## RAW DATA
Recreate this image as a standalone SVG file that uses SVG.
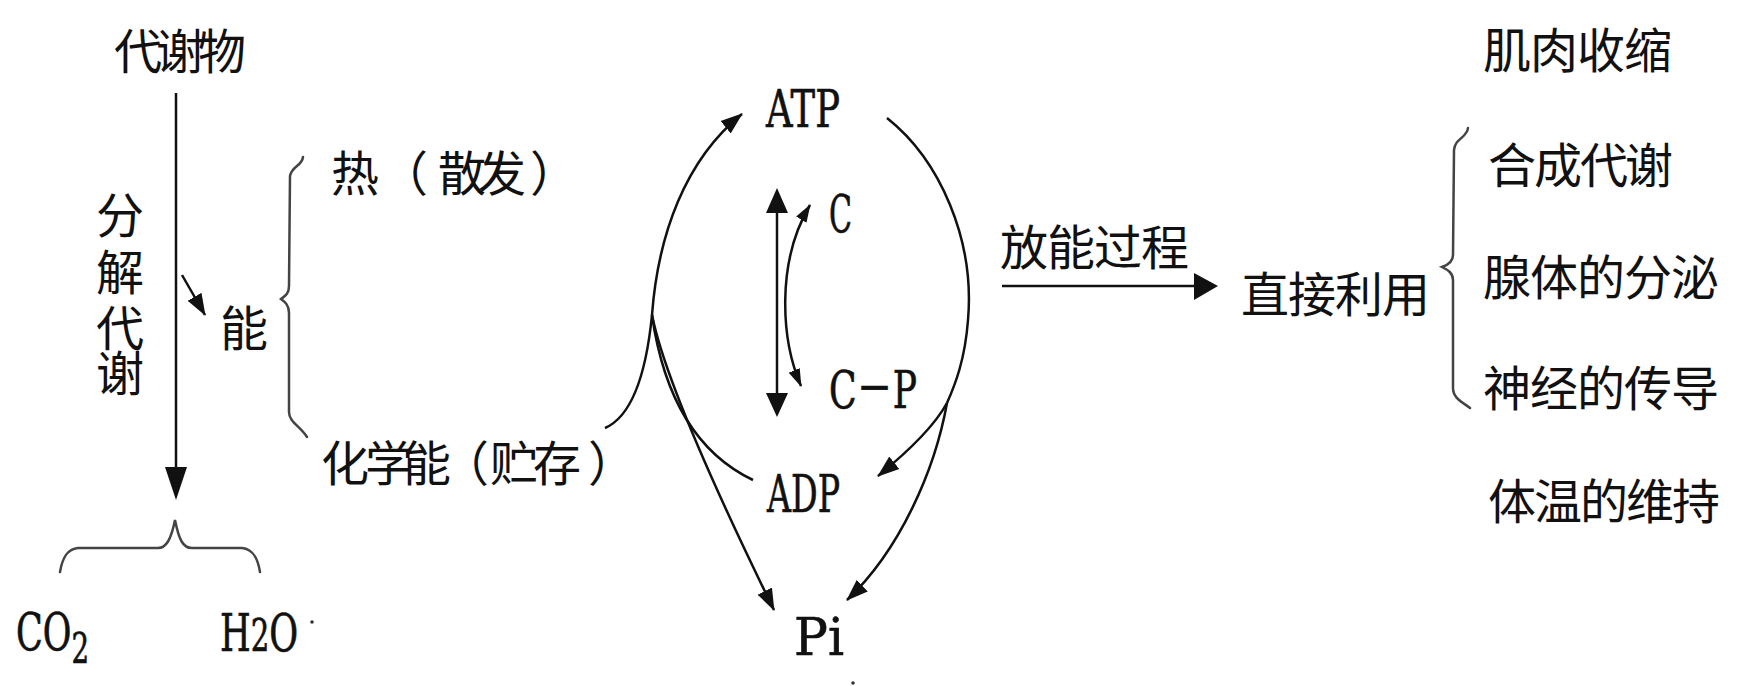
<svg xmlns="http://www.w3.org/2000/svg" width="1739" height="686" viewBox="0 0 1739 686">
<style>
.cjk{font-family:"Noto Sans CJK SC","Noto Sans",sans-serif;font-size:48px;fill:#111}
.lat{font-family:"DejaVu Serif","Liberation Serif","Noto Sans CJK SC",serif;font-size:53px;fill:#111;stroke:#111;stroke-width:0.7}
.ln{fill:none;stroke:#111;stroke-width:2.5}
.br{fill:none;stroke:#444;stroke-width:2.5;stroke-linecap:round}
.head{fill:#111}
</style>
<defs>
<marker id="ah" markerUnits="userSpaceOnUse" markerWidth="24" markerHeight="18" refX="21" refY="9" orient="auto">
<path d="M0,1 L22,9 L0,17 z" fill="#111"/>
</marker>
<marker id="ahs" markerUnits="userSpaceOnUse" markerWidth="20" markerHeight="14" refX="17" refY="7" orient="auto-start-reverse">
<path d="M0,1 L18,7 L0,13 z" fill="#111"/>
</marker>
</defs>
<rect width="1739" height="686" fill="#fff"/>

<g id="connectors">
<!-- decomposition arrow -->
<line class="ln" x1="176" y1="93" x2="176" y2="470" stroke-width="3"/>
<polygon class="head" points="165,467 187,467 176,500"/>
<!-- small arrow to 能 -->
<line class="ln" x1="182" y1="275" x2="205" y2="315" marker-end="url(#ah)"/>
<!-- brace for 热 / 化学能 -->
<path class="br" d="M303,157 C302,166 292,166 290,176 L289,286 C289,294 285,296 281,299 C285,302 289,305 289,313 L289,412 C289,422 300,426 307,437"/>
<!-- bottom brace CO2 / H2O -->
<path class="br" d="M60,572 C62,560 66,549 78,548 L158,548 C166,548 171,540 175,520 C179,540 183,548 192,548 L242,548 C254,549 258,560 260,572"/>
<!-- right brace -->
<path class="br" d="M1468,128 C1467,138 1455,138 1454,150 L1453,255 C1453,262 1448,265 1442,267 C1448,270 1453,273 1453,280 L1453,388 C1453,398 1462,402 1470,408"/>
<!-- 放能过程 arrow -->
<line class="ln" x1="1002" y1="286" x2="1198" y2="286" stroke-width="3.5"/>
<polygon class="head" points="1194,273 1218,286 1194,300"/>
<!-- cycle: chemical energy -> junction -> ATP -->
<path class="ln" d="M605,428 C628,418 645,385 652,315"/>
<path class="ln" d="M652,315 C658,235 685,160 742,114" marker-end="url(#ah)"/>
<!-- junction -> ADP, junction -> Pi -->
<path class="ln" d="M652,315 C662,385 690,450 753,480"/>
<path class="ln" d="M652,315 C665,380 720,500 774,610" marker-end="url(#ah)"/>
<!-- ATP -> right arc -> ADP / Pi -->
<path class="ln" d="M887,118 C940,160 975,240 968,320 C965,360 955,385 947,403"/>
<path class="ln" d="M947,403 C935,425 910,450 878,476" marker-end="url(#ah)"/>
<path class="ln" d="M947,403 C935,470 900,550 847,600" marker-end="url(#ah)"/>
<!-- vertical double arrow -->
<line class="ln" x1="777" y1="208" x2="777" y2="398" stroke-width="3"/>
<polygon class="head" points="766,213 788,213 777,188"/>
<polygon class="head" points="766,393 788,393 777,417"/>
<!-- C <-> C-P curved arrow -->
<path class="ln" d="M801,386 C781,340 776,262 810,205" marker-start="url(#ahs)" marker-end="url(#ahs)"/>
</g>

<g id="n-metabolite"><text class="cjk" x="114 156 198" y="69">代谢物</text></g>
<g id="n-catabolism"><text class="cjk" x="96 96 96 96" y="233 290 346 391">分解代谢</text></g>
<g id="n-energy"><text class="cjk" x="220" y="346">能</text></g>
<g id="n-heat"><text class="cjk" x="331 380 438 478 530" y="191">热（散发）</text></g>
<g id="n-chem"><text class="cjk" x="321 365 403 441 490 533 588" y="481">化学能（贮存）</text></g>
<g id="n-co2"><text class="lat" transform="translate(16 650) scale(0.66 1)" x="0" y="0">CO<tspan dy="13" font-size="42">2</tspan></text></g>
<g id="n-h2o"><text class="lat" transform="translate(220 651) scale(0.665 1)" x="0" y="0">H<tspan font-size="44">2</tspan>O</text>
<circle cx="312" cy="622" r="1.8" fill="#333"/>
</g>
<g id="n-atp"><text class="lat" x="766" y="127" textLength="74" lengthAdjust="spacingAndGlyphs">ATP</text></g>
<g id="n-c"><text class="lat" x="829" y="232" textLength="23" font-size="51" lengthAdjust="spacingAndGlyphs">C</text></g>
<g id="n-cp"><text class="lat" x="829" y="408" font-size="45" textLength="88" lengthAdjust="spacingAndGlyphs">C－P</text></g>
<g id="n-adp"><text class="lat" x="767" y="512" textLength="73" lengthAdjust="spacingAndGlyphs">ADP</text></g>
<g id="n-pi"><text class="lat" x="794" y="655" textLength="50" lengthAdjust="spacingAndGlyphs">Pi</text>
<circle cx="853" cy="683" r="1.8" fill="#333"/></g>
<g id="n-release"><text class="cjk" x="1000 1047 1094 1141" y="265">放能过程</text></g>
<g id="n-direct"><text class="cjk" x="1241 1288 1335 1382" y="312">直接利用</text></g>
<g id="n-muscle"><text class="cjk" x="1483 1530 1577 1624" y="68">肌肉收缩</text></g>
<g id="n-anabolism"><text class="cjk" x="1488 1534 1580 1625" y="183">合成代谢</text></g>
<g id="n-gland"><text class="cjk" x="1483 1530 1577 1624 1671" y="295">腺体的分泌</text></g>
<g id="n-nerve"><text class="cjk" x="1483 1530 1577 1624 1671" y="406">神经的传导</text></g>
<g id="n-temp"><text class="cjk" x="1488 1534 1580 1626 1672" y="519">体温的维持</text></g>
</svg>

## WHAT THE TASK REQUIRES
Without the pictures, print the whole listing exactly as given.

## SOLUTION
Recreate this image as a standalone SVG file that uses SVG.
<svg xmlns="http://www.w3.org/2000/svg" width="1739" height="686" viewBox="0 0 1739 686">
<style>
.cjk{font-family:"Noto Sans CJK SC","Noto Sans",sans-serif;font-size:48px;fill:#111}
.lat{font-family:"DejaVu Serif","Liberation Serif","Noto Sans CJK SC",serif;font-size:53px;fill:#111;stroke:#111;stroke-width:0.7}
.ln{fill:none;stroke:#111;stroke-width:2.5}
.br{fill:none;stroke:#444;stroke-width:2.5;stroke-linecap:round}
.head{fill:#111}
</style>
<defs>
<marker id="ah" markerUnits="userSpaceOnUse" markerWidth="24" markerHeight="18" refX="21" refY="9" orient="auto">
<path d="M0,1 L22,9 L0,17 z" fill="#111"/>
</marker>
<marker id="ahs" markerUnits="userSpaceOnUse" markerWidth="20" markerHeight="14" refX="17" refY="7" orient="auto-start-reverse">
<path d="M0,1 L18,7 L0,13 z" fill="#111"/>
</marker>
</defs>
<rect width="1739" height="686" fill="#fff"/>

<g id="connectors">
<!-- decomposition arrow -->
<line class="ln" x1="176" y1="93" x2="176" y2="470" stroke-width="3"/>
<polygon class="head" points="165,467 187,467 176,500"/>
<!-- small arrow to 能 -->
<line class="ln" x1="182" y1="275" x2="205" y2="315" marker-end="url(#ah)"/>
<!-- brace for 热 / 化学能 -->
<path class="br" d="M303,157 C302,166 292,166 290,176 L289,286 C289,294 285,296 281,299 C285,302 289,305 289,313 L289,412 C289,422 300,426 307,437"/>
<!-- bottom brace CO2 / H2O -->
<path class="br" d="M60,572 C62,560 66,549 78,548 L158,548 C166,548 171,540 175,520 C179,540 183,548 192,548 L242,548 C254,549 258,560 260,572"/>
<!-- right brace -->
<path class="br" d="M1468,128 C1467,138 1455,138 1454,150 L1453,255 C1453,262 1448,265 1442,267 C1448,270 1453,273 1453,280 L1453,388 C1453,398 1462,402 1470,408"/>
<!-- 放能过程 arrow -->
<line class="ln" x1="1002" y1="286" x2="1198" y2="286" stroke-width="3.5"/>
<polygon class="head" points="1194,273 1218,286 1194,300"/>
<!-- cycle: chemical energy -> junction -> ATP -->
<path class="ln" d="M605,428 C628,418 645,385 652,315"/>
<path class="ln" d="M652,315 C658,235 685,160 742,114" marker-end="url(#ah)"/>
<!-- junction -> ADP, junction -> Pi -->
<path class="ln" d="M652,315 C662,385 690,450 753,480"/>
<path class="ln" d="M652,315 C665,380 720,500 774,610" marker-end="url(#ah)"/>
<!-- ATP -> right arc -> ADP / Pi -->
<path class="ln" d="M887,118 C940,160 975,240 968,320 C965,360 955,385 947,403"/>
<path class="ln" d="M947,403 C935,425 910,450 878,476" marker-end="url(#ah)"/>
<path class="ln" d="M947,403 C935,470 900,550 847,600" marker-end="url(#ah)"/>
<!-- vertical double arrow -->
<line class="ln" x1="777" y1="208" x2="777" y2="398" stroke-width="3"/>
<polygon class="head" points="766,213 788,213 777,188"/>
<polygon class="head" points="766,393 788,393 777,417"/>
<!-- C <-> C-P curved arrow -->
<path class="ln" d="M801,386 C781,340 776,262 810,205" marker-start="url(#ahs)" marker-end="url(#ahs)"/>
</g>

<g id="n-metabolite"><text class="cjk" x="114 156 198" y="69">代谢物</text></g>
<g id="n-catabolism"><text class="cjk" x="96 96 96 96" y="233 290 346 391">分解代谢</text></g>
<g id="n-energy"><text class="cjk" x="220" y="346">能</text></g>
<g id="n-heat"><text class="cjk" x="331 380 438 478 530" y="191">热（散发）</text></g>
<g id="n-chem"><text class="cjk" x="321 365 403 441 490 533 588" y="481">化学能（贮存）</text></g>
<g id="n-co2"><text class="lat" transform="translate(16 650) scale(0.66 1)" x="0" y="0">CO<tspan dy="13" font-size="42">2</tspan></text></g>
<g id="n-h2o"><text class="lat" transform="translate(220 651) scale(0.665 1)" x="0" y="0">H<tspan font-size="44">2</tspan>O</text>
<circle cx="312" cy="622" r="1.8" fill="#333"/>
</g>
<g id="n-atp"><text class="lat" x="766" y="127" textLength="74" lengthAdjust="spacingAndGlyphs">ATP</text></g>
<g id="n-c"><text class="lat" x="829" y="232" textLength="23" font-size="51" lengthAdjust="spacingAndGlyphs">C</text></g>
<g id="n-cp"><text class="lat" x="829" y="408" font-size="45" textLength="88" lengthAdjust="spacingAndGlyphs">C－P</text></g>
<g id="n-adp"><text class="lat" x="767" y="512" textLength="73" lengthAdjust="spacingAndGlyphs">ADP</text></g>
<g id="n-pi"><text class="lat" x="794" y="655" textLength="50" lengthAdjust="spacingAndGlyphs">Pi</text>
<circle cx="853" cy="683" r="1.8" fill="#333"/></g>
<g id="n-release"><text class="cjk" x="1000 1047 1094 1141" y="265">放能过程</text></g>
<g id="n-direct"><text class="cjk" x="1241 1288 1335 1382" y="312">直接利用</text></g>
<g id="n-muscle"><text class="cjk" x="1483 1530 1577 1624" y="68">肌肉收缩</text></g>
<g id="n-anabolism"><text class="cjk" x="1488 1534 1580 1625" y="183">合成代谢</text></g>
<g id="n-gland"><text class="cjk" x="1483 1530 1577 1624 1671" y="295">腺体的分泌</text></g>
<g id="n-nerve"><text class="cjk" x="1483 1530 1577 1624 1671" y="406">神经的传导</text></g>
<g id="n-temp"><text class="cjk" x="1488 1534 1580 1626 1672" y="519">体温的维持</text></g>
</svg>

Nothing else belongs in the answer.